Extrair água como se não existisse um amanhã

7 meses atrás 62

O mês de janeiro foi pautado por temperaturas anormalmente elevadas, chuvas intensas e até uma onda de calor – a mais extensa de janeiro desde 1941. Surgiram notícias sobre escassez hídrica, particularmente sentida no Algarve onde as albufeiras chegaram a um volume médio de armazenamento de apenas 25%. Em cascata, sucederam-se os cortes de água na agricultura e, logo a seguir, os protestos dos agricultores pela Europa, inclusive Portugal.

A 19 de janeiro, no Conselho Europeu, foram apresentados finalmente os detalhes da proposta ReWaterEU, com o objetivo de tornar os recursos hídricos mais resilientes face aos impactos das alterações climáticas. As cinco medidas propostas levantam dúvidas sobre a sua capacidade de concretizar este objetivo. Desde logo, porque esta proposta partiu apenas do Ministério da Agricultura e Alimentação, quando a gestão dos recursos hídricos em Portugal é da responsabilidade do Ministério do Ambiente e Ação Climática.

A proposta assenta na otimização e construção de infraestruturas para armazenamento e transporte de água. Esta abordagem extrativista da água, em que se promove a construção de barragens e transvases para retenção e distribuição da água, apenas favorece uma agricultura intensiva.

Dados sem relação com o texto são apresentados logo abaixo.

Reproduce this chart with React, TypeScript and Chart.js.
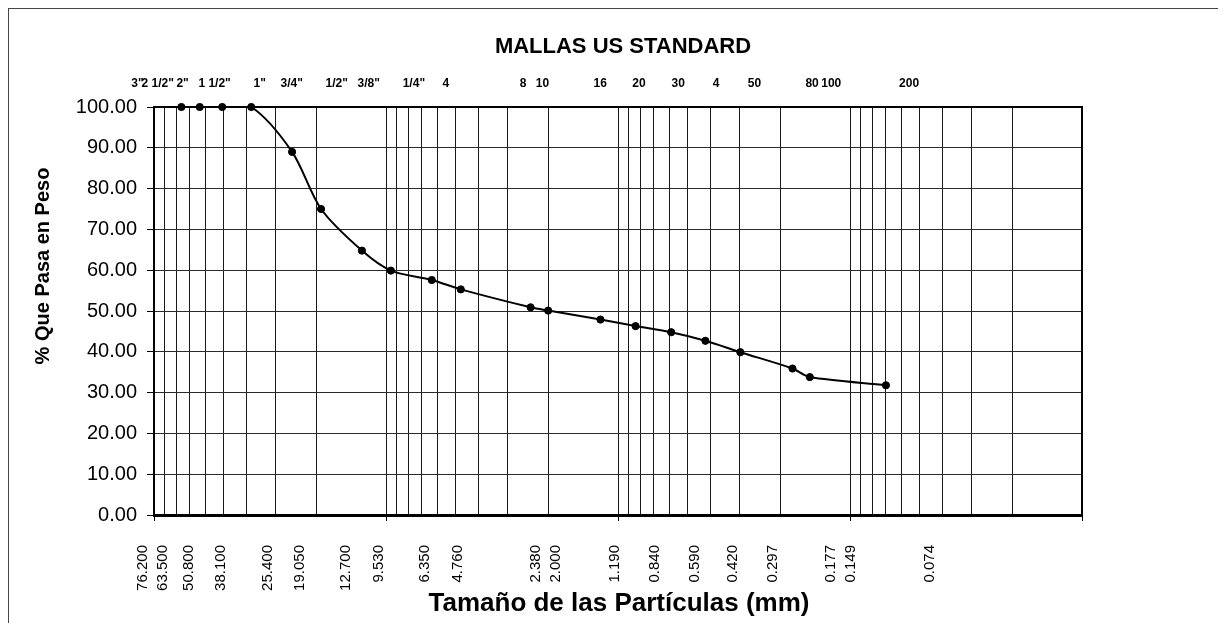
import React, { useEffect, useRef } from "react";
import { Chart, registerables } from "chart.js";

Chart.register(...registerables);

// ---- data ----
const sieveSizesMm = [76.2, 63.5, 50.8, 38.1, 25.4, 19.05, 12.7, 9.53, 6.35, 4.76, 2.38, 2.0, 1.19, 0.84, 0.59, 0.42, 0.297, 0.177, 0.149, 0.074];
const plottedSizesMm = [76.2, 63.5, 50.8, 38.1, 25.4, 19.05, 12.7, 9.53, 6.35, 4.76, 2.38, 2.0, 1.19, 0.84, 0.59, 0.42, 0.297, 0.177, 0.149, 0.07];
const percentPassing = [100, 100, 100, 100, 89.0, 75.0, 64.8, 59.9, 57.6, 55.3, 50.9, 50.1, 47.9, 46.3, 44.8, 42.7, 39.9, 35.9, 33.8, 31.8];
const sieveNames = ['3"', '2 1/2"', '2"', '1 1/2"', '1"', '3/4"', '1/2"', '3/8"', '1/4"', '4', '8', '10', '16', '20', '30', '4', '50', '80', '100', '200'];
const sizeLabels = ["76.200", "63.500", "50.800", "38.100", "25.400", "19.050", "12.700", "9.530", "6.350", "4.760", "2.380", "2.000", "1.190", "0.840", "0.590", "0.420", "0.297", "0.177", "0.149", "0.074"];
const yTicks = [0, 10, 20, 30, 40, 50, 60, 70, 80, 90, 100];

const TITLE = "MALLAS US STANDARD";
const X_TITLE = "Tamaño de las Partículas (mm)";
const Y_TITLE = "% Que Pasa en Peso";

const FONT = "'Liberation Sans', Arial, Helvetica, sans-serif";

// log minor grid values 0.01 .. 100
const gridValues: number[] = [];
[0.01, 0.1, 1, 10].forEach((d) => {
  for (let k = 1; k <= 9; k++) gridValues.push(+(k * d).toPrecision(6));
});
gridValues.push(100);

const isDecade = (v: number) => {
  if (!v) return false;
  const l = Math.log10(v);
  return Math.abs(l - Math.round(l)) < 1e-6;
};

const textPlugin = {
  id: "customTexts",
  afterDraw(chart: any) {
    const { ctx, chartArea: a, scales } = chart;
    const xs = scales.x;
    ctx.save();
    // top & right frame
    ctx.strokeStyle = "#000";
    ctx.lineWidth = 2;
    ctx.beginPath();
    ctx.moveTo(a.left, a.top);
    ctx.lineTo(a.right, a.top);
    ctx.lineTo(a.right, a.bottom);
    ctx.stroke();

    ctx.fillStyle = "#000";
    // title
    ctx.font = `bold 22px ${FONT}`;
    ctx.textAlign = "center";
    ctx.textBaseline = "middle";
    ctx.fillText(TITLE, a.left + a.width / 2 + 5, 38);

    // label spread relative to the scale positions (as in the source sheet)
    const pos = (v: number, c: number, s: number) => {
      const u = (xs.getPixelForValue(v) - a.left) / a.width;
      return a.left + a.width * (c + s * (u - 0.3749));
    };

    // top sieve names
    ctx.font = `bold 12px ${FONT}`;
    sieveSizesMm.forEach((v, i) => {
      ctx.fillText(sieveNames[i], pos(v, 0.3635, 1.104), 75);
    });

    // bottom rotated size labels
    ctx.font = `15px ${FONT}`;
    ctx.textAlign = "right";
    ctx.textBaseline = "middle";
    sieveSizesMm.forEach((v, i) => {
      ctx.save();
      ctx.translate(pos(v, 0.377, 1.127), a.bottom + 30);
      ctx.rotate(-Math.PI / 2);
      ctx.fillText(sizeLabels[i], 0, 0);
      ctx.restore();
    });

    // x title
    ctx.font = `bold 26px ${FONT}`;
    ctx.textAlign = "center";
    ctx.textBaseline = "alphabetic";
    ctx.fillText(X_TITLE, a.left + a.width / 2 + 1, 602);

    // y title
    ctx.save();
    ctx.translate(40, 257);
    ctx.rotate(-Math.PI / 2);
    ctx.font = `bold 20px ${FONT}`;
    ctx.textAlign = "center";
    ctx.textBaseline = "alphabetic";
    ctx.fillText(Y_TITLE, 0, 0);
    ctx.restore();

    ctx.restore();
  },
};

export default function App() {
  const ref = useRef<HTMLCanvasElement | null>(null);

  useEffect(() => {
    document.documentElement.style.overflow = "hidden";
    if (!ref.current) return;
    const chart = new Chart(ref.current, {
      type: "line",
      data: {
        datasets: [
          {
            data: plottedSizesMm.map((x, i) => ({ x, y: percentPassing[i] })),
            borderColor: "#000",
            backgroundColor: "#000",
            borderWidth: 2,
            pointRadius: 3.6,
            pointBorderWidth: 1,
            pointBackgroundColor: "#000",
            pointBorderColor: "#000",
            tension: 0.3,
            clip: false,
          } as any,
        ],
      },
      options: {
        animation: false,
        responsive: false,
        layout: { padding: { top: 98, right: 142, bottom: 0, left: 0 } },
        plugins: { legend: { display: false }, tooltip: { enabled: false }, title: { display: false } },
        scales: {
          x: {
            type: "logarithmic",
            position: "bottom",
            reverse: true,
            min: 0.01,
            max: 100,
            afterBuildTicks: (scale: any) => {
              scale.ticks = gridValues.map((v) => ({ value: v }));
            },
            afterFit: (scale: any) => {
              scale.height = 108;
            },
            ticks: { display: false },
            grid: {
              color: "#1a1a1a",
              lineWidth: 1,
              drawTicks: true,
              tickLength: 6,
              tickColor: (c: any) => (c.tick && isDecade(c.tick.value) ? "#000" : "rgba(0,0,0,0)"),
            },
            border: { display: true, color: "#000", width: 3 },
          } as any,
          y: {
            type: "linear",
            min: 0,
            max: 100,
            afterBuildTicks: (scale: any) => {
              scale.ticks = yTicks.map((v) => ({ value: v }));
            },
            afterFit: (scale: any) => {
              scale.width = 145;
            },
            ticks: {
              color: "#000",
              font: { family: FONT, size: 20 },
              padding: 10,
              callback: (v: any) => Number(v).toFixed(2),
            },
            grid: {
              color: "#2a2a2a",
              lineWidth: 1,
              drawTicks: true,
              tickLength: 7,
              tickColor: "#000",
            },
            border: { display: true, color: "#000", width: 2 },
          } as any,
        },
      },
      plugins: [textPlugin],
    });
    return () => chart.destroy();
  }, []);

  return (
    <div
      style={{
        width: 1217,
        height: 615,
        boxSizing: "border-box",
        borderTop: "1px solid #444",
        borderLeft: "1px solid #444",
        borderRight: "1px solid #444",
        background: "#fff",
      }}
    >
      <canvas ref={ref} width={1215} height={614} style={{ display: "block" }} />
    </div>
  );
}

São ignoradas soluções mais sustentáveis e baseadas na natureza, como a criação de zonas húmidas, o restauro das funções naturais dos leitos de cheia, e a adoção de práticas agrícolas com menor consumo de água. Estas seriam medidas mais eficazes a promover ecossistemas de água doce, fundamentais para recarregar aquíferos e garantir o ciclo da água.

Destacam-se pela positiva as medidas que visam a redução de perdas de água nos sistemas de adução e distribuição ou a reutilização da água nos setores urbano, turístico, industrial e agrícola.

No entanto, voltamos a dar passos atrás com a proposta apresentada para o recurso a tecnologias, como a dessalinização. Qual a viabilidade desta tecnologia a longo prazo? E qual o consumo de energia associado? A resiliência dos recursos hídricos só será uma realidade se à redução de perdas, e à reutilização e produção de água doce, corresponder uma igual redução na quantidade de água extraída da natureza.

A última medida proposta parte de um bom princípio, o de assegurar a monitorização dos recursos hídricos e dos consumos através do licenciamento para o seu uso de acordo com a real disponibilidade de água. Mas será que a atribuição destas licenças ocorrerá tendo por base essa real disponibilidade de água, ou será para justificar a construção de mais infraestruturas com elevado impacto ambiental?

É urgente discutir a finita disponibilidade e resiliência dos ecossistemas de água doce e valorizar o seu papel face às alterações climáticas. Sem uma boa governança e uma gestão sustentável da água, não será a tecnologia nem as infraestruturas a restaurar os ecossistemas de água doce e a devolver a biodiversidade ao planeta.

Precisamos de um Ministério do Ambiente e Ação Climática que tome a dianteira na gestão dos recursos hídricos, que promova medidas corajosas que evitem o seu desperdício, reduza o seu consumo e diversifique as origens de água. Só assim conseguiremos garantir um amanhã com água para todos.